Bluefin aquaculture is making the matter worse. Bluefin farms technically are not farms but “ranches,” operating by capturing juvenile bluefins and transporting them en masse to pens where they are fattened for slaughter. “We’re stealing the juveniles before they’ve had a chance to breed,” explained Trenor.

Sushi menus worldwide are riddled with other woeful favorites, and Trenor urges diners to follow five rules of thumb when dining out: 1) Never order farmed salmon. 2) Avoid shrimp farmed in tropical countries, especially nations of Southeast Asia. 3) Don’t eat wild fish taken by longlines, and this can include yellowtail, swordfish, mahi-mahi, tuna, shark, and others. 4) Steer clear of hamachi. 5) Say no to unagi.

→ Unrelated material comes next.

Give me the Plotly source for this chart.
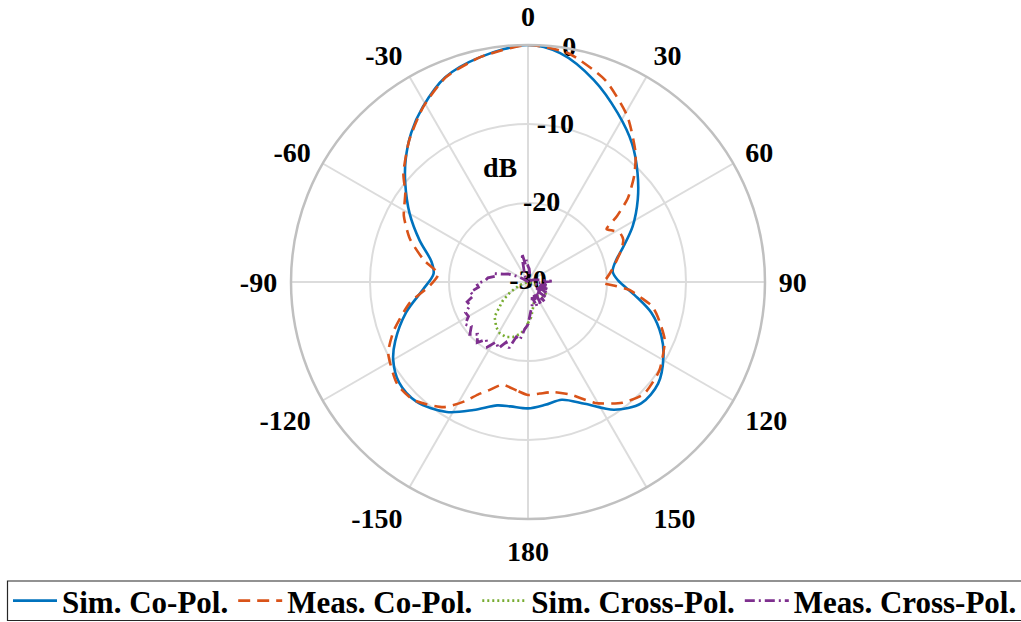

All of this is old news to the Ty Warner Sea Center’s Sustainable Seafood Program. Launched two years ago and operating in conjunction with the venerable Seafood Watch Program of the Monterey Bay Aquarium, the Sea Center’s program has accelerated during the last six months as more and more restaurants express interest in phasing out unsustainable items and phasing in better options, said Sea Center manager Amanda Hendrickson. Visitors to the Ty Warner Sea Center can pick up pocket-sized Seafood Watch cards to carry as dining-out guides. Seafood Watch also distributes cards specifically geared toward sushi menus.

“We all have the power to turn around the state of the ocean’s fisheries by making informed and knowledgeable seafood choices,” said Hendrickson. “One way to do that is by carrying these cards.” Restaurants that have signed up for consulting advice from the Ty Warner Sea Center include Elements, bouchon, Seagrass, Downey’s, and Wine Cask.

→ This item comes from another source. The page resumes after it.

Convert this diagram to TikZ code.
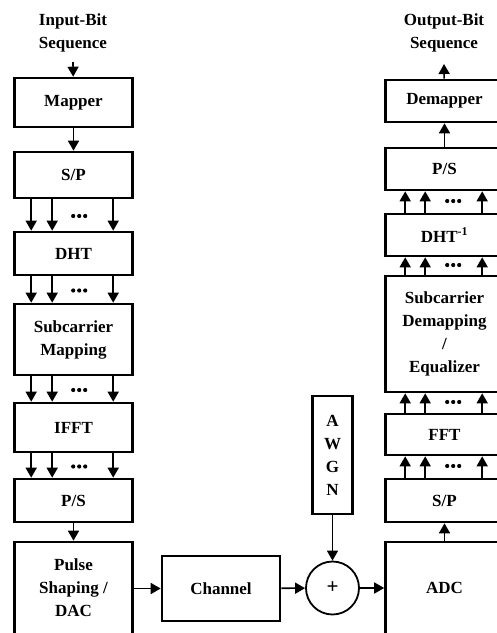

Though more and more seafood items are slipping into the red as fisheries everywhere suffer from overexploitation, numerous sustainable items are available, many of them the products of clean aquaculture. Farmed arctic char, now gaining popularity, is an excellent alternative to salmon. Barramundi, tilapia, catfish, and scallops and other bivalves are also good choices when farmed. Yet consumers must beware of farming operations that produce salmon, hamachi, and unagi, which are ecological disasters. Smart wild options include pot-caught shrimp, pole-caught mahi-mahi (an extremely fast-growing fish), and hand-caught yellowfin tuna. Sustainable Sushi and the Seafood Watch cards reveal many more.

Perhaps the root of most seafood sustainability problems is humans’ tendency to dine off the top of the food chain. We happen to favor large, fast, predatory fish that take many years to grow and require great amounts of smaller fish to sustain themselves. Trenor explained, “We have to stop eating sharks, tuna, and swordfish and instead eat the things that sharks, tuna, and swordfish eat.”

A still wiser choice is to eat species that are themselves herbivorous or omnivorous, like striped bass, tilapia, catfish, and crawfish. Whereas the “fish-in-fish-out” ratio for tuna may be more than 20 pounds of feeder fish for every pound of tuna, plant-eating species can grow at a fish-in-fish-out ratio of fewer than one to one.

In 160 pages, Sustainable Sushi formats an ocean’s worth of information into a manageable handbook, and diners who carry it will hold the power to order wisely, enjoy a guilt-free meal, and help assure that sushi is not just a short-lived pleasure of the present, but a sustainable industry of the future.